From that higher ground she truly had the long view that assured her and those she touched,that it's going to be alright. No matter your grievance, no matter your feelings of being treated unfair or not appreciated you must know this: it may seem bad now but it's just temporary.  Don't give into your anger, your judgments that spring from your fear and ignorance. Refrain from numbing yourself to the pain. This can only hurt you and those closest to you who may be trying their best to love you. Trust your heart and its impulse to keep giving, find compassion, reach out knowing full well that you may never see what comes of this love you have to give.  But know without a doubt that your contribution builds up the force of love in this world. Her 99 year long view that was born before women could vote and sliced bread was invented will be your daily testimony that Love always wins!

This is the heart shine you see coming off her as you walk along with her.  This is the profound freedom she is giving you as you make this walk. You have options! Use them. Develop your talents, open your mind to new learning everyday.  Don't let yourself become a feeble pawn to someone else's power and greed. Laugh often! It helps you transcend your pettiness to see the humble and fragile humanity in yourself so you can see it in others.

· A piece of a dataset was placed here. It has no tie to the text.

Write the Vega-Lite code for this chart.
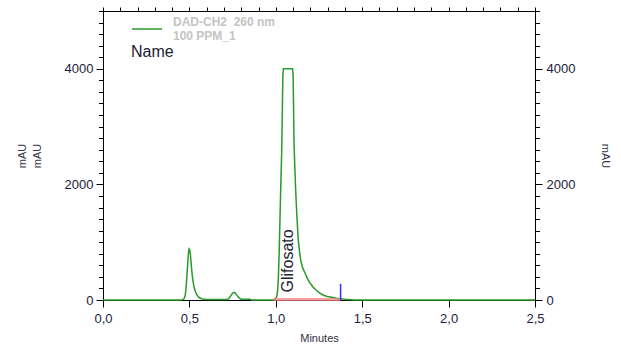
{
  "$schema": "https://vega.github.io/schema/vega-lite/v6.json",
  "width": 432,
  "height": 289,
  "autosize": "none",
  "padding": {"left": 103, "top": 11, "right": 86, "bottom": 46},
  "background": "white",
  "config": {
    "font": "Liberation Sans",
    "view": {"stroke": "#000000", "strokeWidth": 1},
    "axis": {
      "grid": false,
      "domainColor": "#000000",
      "tickColor": "#000000",
      "labelColor": "#1c1c3c",
      "labelFontSize": 13,
      "labelFont": "Liberation Sans",
      "labelFlush": false,
      "labelOverlap": false,
      "titleFont": "Liberation Sans",
      "titleFontWeight": "normal",
      "titleFontSize": 11,
      "titleColor": "#333344"
    }
  },
  "datasets": {
    "trace": [
      {"t": 0, "v": 0}, {"t": 0.44, "v": 0}, {"t": 0.46, "v": 6}, {"t": 0.47, "v": 25},
      {"t": 0.475, "v": 70}, {"t": 0.48, "v": 180}, {"t": 0.485, "v": 380}, {"t": 0.49, "v": 620},
      {"t": 0.494, "v": 800}, {"t": 0.498, "v": 885}, {"t": 0.502, "v": 870}, {"t": 0.506, "v": 780},
      {"t": 0.511, "v": 600}, {"t": 0.516, "v": 440}, {"t": 0.521, "v": 320}, {"t": 0.527, "v": 225},
      {"t": 0.533, "v": 160}, {"t": 0.54, "v": 105}, {"t": 0.55, "v": 62}, {"t": 0.56, "v": 35},
      {"t": 0.575, "v": 18}, {"t": 0.6, "v": 10}, {"t": 0.72, "v": 10}, {"t": 0.73, "v": 30},
      {"t": 0.74, "v": 75}, {"t": 0.75, "v": 120}, {"t": 0.758, "v": 132}, {"t": 0.766, "v": 118},
      {"t": 0.775, "v": 80}, {"t": 0.787, "v": 38}, {"t": 0.8, "v": 15}, {"t": 0.85, "v": 12},
      {"t": 0.86, "v": 0}, {"t": 0.98, "v": 0}, {"t": 0.99, "v": 6}, {"t": 1.0, "v": 25},
      {"t": 1.006, "v": 70}, {"t": 1.011, "v": 170}, {"t": 1.015, "v": 400}, {"t": 1.02, "v": 860},
      {"t": 1.025, "v": 1500}, {"t": 1.03, "v": 2100}, {"t": 1.034, "v": 2550}, {"t": 1.038, "v": 3300},
      {"t": 1.041, "v": 3900}, {"t": 1.044, "v": 4000}, {"t": 1.097, "v": 4000}, {"t": 1.1, "v": 3900},
      {"t": 1.103, "v": 3300}, {"t": 1.105, "v": 2770}, {"t": 1.11, "v": 2300}, {"t": 1.115, "v": 1900},
      {"t": 1.122, "v": 1450}, {"t": 1.13, "v": 1040}, {"t": 1.137, "v": 850}, {"t": 1.144, "v": 690},
      {"t": 1.155, "v": 560}, {"t": 1.169, "v": 467}, {"t": 1.183, "v": 370}, {"t": 1.198, "v": 294},
      {"t": 1.215, "v": 225}, {"t": 1.233, "v": 173}, {"t": 1.253, "v": 125}, {"t": 1.273, "v": 87},
      {"t": 1.298, "v": 62}, {"t": 1.323, "v": 46}, {"t": 1.35, "v": 30}, {"t": 1.375, "v": 20},
      {"t": 1.4, "v": 12}, {"t": 1.44, "v": 5}, {"t": 1.45, "v": 0}, {"t": 2.5, "v": 0}
    ],
    "base": [{"t": 0.985, "v": 10}, {"t": 1.375, "v": 10}],
    "marker": [{"t": 1.375, "v": 0, "v2": 280}],
    "peak": [{"t": 1.068, "v": 130, "name": "Glifosato"}]
  },
  "layer": [
    {
      "data": {"name": "trace"},
      "mark": {"type": "line", "strokeWidth": 1.5, "interpolate": "linear"},
      "encoding": {
        "x": {
          "field": "t", "type": "quantitative",
          "scale": {"domain": [0, 2.5], "nice": false, "zero": false},
          "axis": {
            "title": "Minutes",
            "values": [0, 0.5, 1, 1.5, 2, 2.5],
            "tickCount": 100,
            "format": ".1f",
            "labelExpr": "replace(datum.label, '.', ',')",
            "tickSize": 7,
            "labelPadding": 5,
            "titlePadding": 7
          }
        },
        "y": {
          "field": "v", "type": "quantitative",
          "scale": {"domain": [0, 5000], "nice": false},
          "axis": {
            "orient": "left",
            "title": ["mAU", "mAU"],
            "titleLineHeight": 15,
            "values": [0, 2000, 4000],
            "tickCount": 100,
            "format": "d",
            "tickSize": 7,
            "labelPadding": 3,
            "titlePadding": 22
          }
        },
        "color": {
          "datum": "DAD-CH2\u00a0 260 nm|100 PPM_1",
          "scale": {"range": ["#2a9a2a"]},
          "legend": {
            "orient": "none",
            "legendX": 28,
            "legendY": 2,
            "padding": 0,
            "title": "Name",
            "titleOrient": "bottom",
            "titleAnchor": "start",
            "titleFontSize": 16,
            "titleFontWeight": "normal",
            "titleColor": "#1a1a33",
            "titlePadding": 2,
            "titleFont": "Liberation Sans",
            "symbolType": "stroke",
            "symbolSize": 900,
            "symbolStrokeWidth": 1.5,
            "labelExpr": "split(datum.label, '|')",
            "labelFontSize": 12,
            "labelFontWeight": "bold",
            "labelFont": "Liberation Sans",
            "labelColor": "#c4c4c4",
            "labelLineHeight": 13,
            "labelBaseline": "bottom",
            "labelOffset": 10,
            "labelLimit": 300
          }
        }
      }
    },
    {
      "data": {"name": "base"},
      "mark": {"type": "line", "color": "#f08080", "strokeWidth": 3, "opacity": 0.75},
      "encoding": {
        "x": {
          "field": "t", "type": "quantitative",
          "axis": {
            "title": null,
            "values": [0, 0.1, 0.2, 0.3, 0.4, 0.5, 0.6, 0.7, 0.8, 0.9, 1.0, 1.1, 1.2, 1.3, 1.4, 1.5, 1.6, 1.7, 1.8, 1.9, 2.0, 2.1, 2.2, 2.3, 2.4, 2.5],
            "tickCount": 100,
            "labels": false,
            "domain": false,
            "tickSize": 4
          }
        },
        "y": {
          "field": "v", "type": "quantitative",
          "scale": {"domain": [0, 5000], "nice": false},
          "axis": {
            "orient": "right",
            "title": "mAU",
            "values": [0, 2000, 4000],
            "tickCount": 100,
            "format": "d",
            "tickSize": 7,
            "labelPadding": 4,
            "titlePadding": 25
          }
        }
      }
    },
    {
      "data": {"name": "marker"},
      "mark": {"type": "rule", "color": "#3030ff", "strokeWidth": 1.5},
      "encoding": {
        "x": {"field": "t", "type": "quantitative", "axis": null},
        "y": {
          "field": "v", "type": "quantitative",
          "scale": {"domain": [0, 5000], "nice": false},
          "axis": {
            "orient": "left",
            "title": null,
            "values": [0, 200, 400, 600, 800, 1000, 1200, 1400, 1600, 1800, 2000, 2200, 2400, 2600, 2800, 3000, 3200, 3400, 3600, 3800, 4000, 4200, 4400, 4600, 4800, 5000],
            "tickCount": 100,
            "labels": false,
            "domain": false,
            "tickSize": 4.5
          }
        },
        "y2": {"field": "v2"}
      }
    },
    {
      "data": {"name": "peak"},
      "mark": {"type": "text", "angle": 270, "align": "left", "baseline": "middle", "fontSize": 16, "font": "Liberation Sans", "color": "#222233"},
      "encoding": {
        "x": {"field": "t", "type": "quantitative", "axis": null},
        "y": {
          "field": "v", "type": "quantitative",
          "scale": {"domain": [0, 5000], "nice": false},
          "axis": {
            "orient": "right",
            "title": null,
            "values": [0, 200, 400, 600, 800, 1000, 1200, 1400, 1600, 1800, 2000, 2200, 2400, 2600, 2800, 3000, 3200, 3400, 3600, 3800, 4000, 4200, 4400, 4600, 4800, 5000],
            "tickCount": 100,
            "labels": false,
            "domain": false,
            "tickSize": 4.5
          }
        },
        "text": {"field": "name"}
      }
    }
  ],
  "resolve": {"scale": {"y": "independent"}, "axis": {"x": "independent"}}
}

From this place she couldn't help but be generous and realize it's more fun to give it away than to cling and hold on tight and spite others who are less fortunate.  1936, in the depths of the Great Depression she was in her last year of nursing school. She came home for Christmas to find that there was no extra money for material gifts in her family of ten.  Although with the Oppolds all it really took was a deck of cards for a raucous good time. But Mom made a note to herself. "Not again." The following Christmas times were still hard, but Mom had graduated and had started her first job working a 12 hour shift for five dollars.  That Christmas she came home with gifts for everyone: Eddie got a pair of skates, one of the brothers got a shot gun, Ruth got a winter blazer and Mama and Papa got a brand new bedroom set.

Fast forward 79 years: on the day Mom died she woke up weak and unable to stand on her own. Somehow she still found a way to get on her make up and dress up.  She was taken to the hospital in Iowa Falls. There she felt a growing sense of weakness through the day. But always aware and always a nurse, she knew that 3pm meant a shift change and that a new nurse would be coming on the floor.  Making connections to the end, Mom was happy to meet the new nurse and ask about her family and place her in the grand genealogy she kept compiling. This nurse was accompanied by two local nursing students from Ellsworth College, whom Mom also found the reserves to interview and place them.  One of them piped up at the bedside of this grand elder: "You're Evelyn Lawless?!? I was the one who received your nursing scholarship just this past year." Tears are shared. A torch is passed. It was the last chance Mom had to make a new friend. Soon after she had a massive stroke and moved on along.

So here we are.  But know this walk with Mom isn't over. There are no excuses or better alternatives than to keep on walking. "Get up. Get into it. Get involved!"  She is always available to walk with you. To be this big heart that is your biggest fan, rooting you on, making you feel that you are her favorite. Thrilling in the adventure of deepening your own heart. Keep giving to the circle of kindness and know that you may never know or recognize how it comes around and how it gives back to you, but oh do know that this is it. This is the Resurrection!

And before you go out, know you shouldn't attempt this walk without necessary supplies: Mom's last shopping list was on her end table near the St Jude prayer card: Toilet Paper, Room Air Spray, Puffs and Ice Cream.  And don't forget the Ice Cream!